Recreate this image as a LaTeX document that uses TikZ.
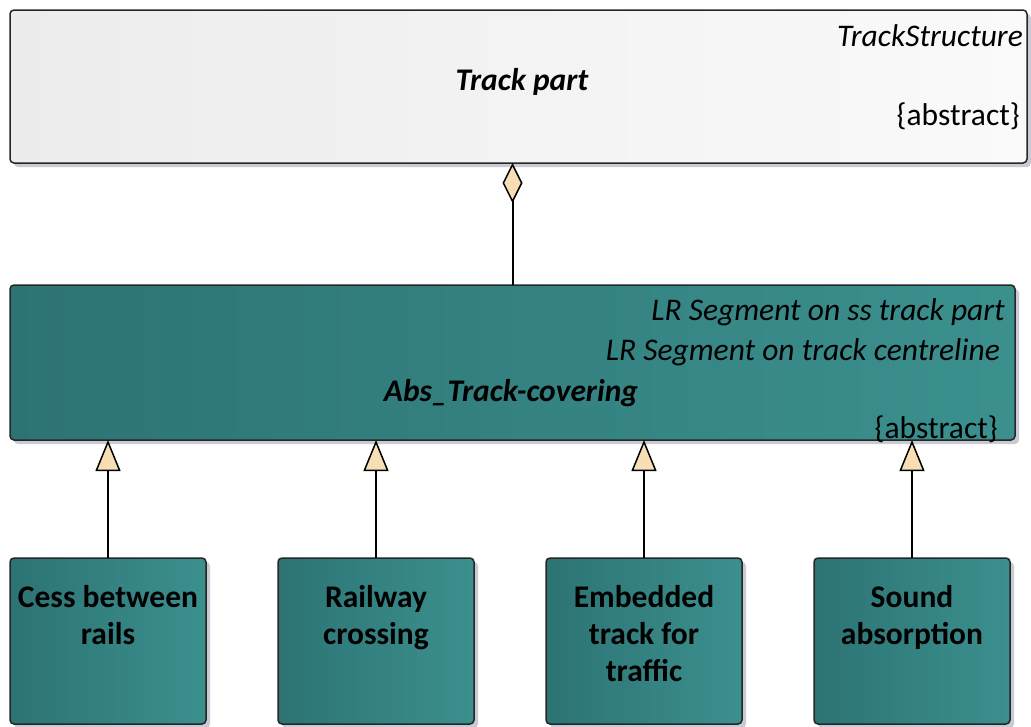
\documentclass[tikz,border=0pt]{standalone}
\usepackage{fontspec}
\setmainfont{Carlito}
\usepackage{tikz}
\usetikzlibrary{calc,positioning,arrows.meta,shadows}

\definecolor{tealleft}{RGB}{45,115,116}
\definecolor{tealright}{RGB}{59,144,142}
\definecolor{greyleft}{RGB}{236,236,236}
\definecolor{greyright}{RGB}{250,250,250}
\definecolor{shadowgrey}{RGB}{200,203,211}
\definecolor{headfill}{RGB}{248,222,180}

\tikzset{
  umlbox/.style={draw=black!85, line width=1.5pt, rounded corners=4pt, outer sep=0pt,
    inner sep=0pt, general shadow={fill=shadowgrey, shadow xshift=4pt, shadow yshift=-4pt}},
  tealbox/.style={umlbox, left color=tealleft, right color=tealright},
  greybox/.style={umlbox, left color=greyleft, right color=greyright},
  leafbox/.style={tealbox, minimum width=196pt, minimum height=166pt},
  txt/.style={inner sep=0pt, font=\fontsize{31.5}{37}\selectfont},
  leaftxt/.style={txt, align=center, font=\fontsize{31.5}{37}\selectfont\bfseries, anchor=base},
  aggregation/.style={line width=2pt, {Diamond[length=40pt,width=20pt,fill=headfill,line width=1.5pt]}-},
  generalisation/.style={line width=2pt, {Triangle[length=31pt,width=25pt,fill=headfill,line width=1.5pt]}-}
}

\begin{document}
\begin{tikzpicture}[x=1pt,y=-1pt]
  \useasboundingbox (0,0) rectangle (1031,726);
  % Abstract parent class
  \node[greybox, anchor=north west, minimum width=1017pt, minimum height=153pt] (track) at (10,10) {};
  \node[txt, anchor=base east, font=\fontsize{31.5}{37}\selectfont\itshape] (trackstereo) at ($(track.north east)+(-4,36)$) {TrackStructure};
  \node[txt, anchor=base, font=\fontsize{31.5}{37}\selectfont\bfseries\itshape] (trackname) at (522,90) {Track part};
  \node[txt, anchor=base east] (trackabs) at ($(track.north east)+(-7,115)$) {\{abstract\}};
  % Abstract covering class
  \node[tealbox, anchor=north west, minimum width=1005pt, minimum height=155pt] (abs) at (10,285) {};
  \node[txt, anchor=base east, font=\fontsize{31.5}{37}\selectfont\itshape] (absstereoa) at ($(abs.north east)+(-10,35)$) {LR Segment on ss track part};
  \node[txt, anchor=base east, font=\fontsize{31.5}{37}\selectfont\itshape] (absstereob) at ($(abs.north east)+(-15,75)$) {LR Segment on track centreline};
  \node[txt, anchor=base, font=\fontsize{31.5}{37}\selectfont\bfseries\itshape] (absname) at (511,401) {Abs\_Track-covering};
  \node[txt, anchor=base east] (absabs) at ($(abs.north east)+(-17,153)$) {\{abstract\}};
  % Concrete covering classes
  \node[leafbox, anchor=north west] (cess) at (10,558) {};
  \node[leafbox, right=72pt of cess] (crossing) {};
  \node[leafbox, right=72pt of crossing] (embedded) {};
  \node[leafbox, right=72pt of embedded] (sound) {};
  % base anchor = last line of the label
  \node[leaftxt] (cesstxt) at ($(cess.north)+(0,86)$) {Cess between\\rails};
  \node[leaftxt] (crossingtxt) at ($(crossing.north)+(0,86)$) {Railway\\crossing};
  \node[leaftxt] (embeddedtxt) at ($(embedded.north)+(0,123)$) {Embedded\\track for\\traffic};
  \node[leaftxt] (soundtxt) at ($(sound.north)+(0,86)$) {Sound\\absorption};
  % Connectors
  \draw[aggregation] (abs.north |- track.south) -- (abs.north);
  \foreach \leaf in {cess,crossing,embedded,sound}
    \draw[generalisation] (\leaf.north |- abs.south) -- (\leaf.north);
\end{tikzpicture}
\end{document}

-------

* [PROBLEM DETAILS]: Give the material again exactly as it is, but keep the pictures out.

* [RESPONSE]:
Recreate this image as a LaTeX document that uses TikZ.
\documentclass[tikz,border=0pt]{standalone}
\usepackage{fontspec}
\setmainfont{Carlito}
\usepackage{tikz}
\usetikzlibrary{calc,positioning,arrows.meta,shadows}

\definecolor{tealleft}{RGB}{45,115,116}
\definecolor{tealright}{RGB}{59,144,142}
\definecolor{greyleft}{RGB}{236,236,236}
\definecolor{greyright}{RGB}{250,250,250}
\definecolor{shadowgrey}{RGB}{200,203,211}
\definecolor{headfill}{RGB}{248,222,180}

\tikzset{
  umlbox/.style={draw=black!85, line width=1.5pt, rounded corners=4pt, outer sep=0pt,
    inner sep=0pt, general shadow={fill=shadowgrey, shadow xshift=4pt, shadow yshift=-4pt}},
  tealbox/.style={umlbox, left color=tealleft, right color=tealright},
  greybox/.style={umlbox, left color=greyleft, right color=greyright},
  leafbox/.style={tealbox, minimum width=196pt, minimum height=166pt},
  txt/.style={inner sep=0pt, font=\fontsize{31.5}{37}\selectfont},
  leaftxt/.style={txt, align=center, font=\fontsize{31.5}{37}\selectfont\bfseries, anchor=base},
  aggregation/.style={line width=2pt, {Diamond[length=40pt,width=20pt,fill=headfill,line width=1.5pt]}-},
  generalisation/.style={line width=2pt, {Triangle[length=31pt,width=25pt,fill=headfill,line width=1.5pt]}-}
}

\begin{document}
\begin{tikzpicture}[x=1pt,y=-1pt]
  \useasboundingbox (0,0) rectangle (1031,726);
  % Abstract parent class
  \node[greybox, anchor=north west, minimum width=1017pt, minimum height=153pt] (track) at (10,10) {};
  \node[txt, anchor=base east, font=\fontsize{31.5}{37}\selectfont\itshape] (trackstereo) at ($(track.north east)+(-4,36)$) {TrackStructure};
  \node[txt, anchor=base, font=\fontsize{31.5}{37}\selectfont\bfseries\itshape] (trackname) at (522,90) {Track part};
  \node[txt, anchor=base east] (trackabs) at ($(track.north east)+(-7,115)$) {\{abstract\}};
  % Abstract covering class
  \node[tealbox, anchor=north west, minimum width=1005pt, minimum height=155pt] (abs) at (10,285) {};
  \node[txt, anchor=base east, font=\fontsize{31.5}{37}\selectfont\itshape] (absstereoa) at ($(abs.north east)+(-10,35)$) {LR Segment on ss track part};
  \node[txt, anchor=base east, font=\fontsize{31.5}{37}\selectfont\itshape] (absstereob) at ($(abs.north east)+(-15,75)$) {LR Segment on track centreline};
  \node[txt, anchor=base, font=\fontsize{31.5}{37}\selectfont\bfseries\itshape] (absname) at (511,401) {Abs\_Track-covering};
  \node[txt, anchor=base east] (absabs) at ($(abs.north east)+(-17,153)$) {\{abstract\}};
  % Concrete covering classes
  \node[leafbox, anchor=north west] (cess) at (10,558) {};
  \node[leafbox, right=72pt of cess] (crossing) {};
  \node[leafbox, right=72pt of crossing] (embedded) {};
  \node[leafbox, right=72pt of embedded] (sound) {};
  % base anchor = last line of the label
  \node[leaftxt] (cesstxt) at ($(cess.north)+(0,86)$) {Cess between\\rails};
  \node[leaftxt] (crossingtxt) at ($(crossing.north)+(0,86)$) {Railway\\crossing};
  \node[leaftxt] (embeddedtxt) at ($(embedded.north)+(0,123)$) {Embedded\\track for\\traffic};
  \node[leaftxt] (soundtxt) at ($(sound.north)+(0,86)$) {Sound\\absorption};
  % Connectors
  \draw[aggregation] (abs.north |- track.south) -- (abs.north);
  \foreach \leaf in {cess,crossing,embedded,sound}
    \draw[generalisation] (\leaf.north |- abs.south) -- (\leaf.north);
\end{tikzpicture}
\end{document}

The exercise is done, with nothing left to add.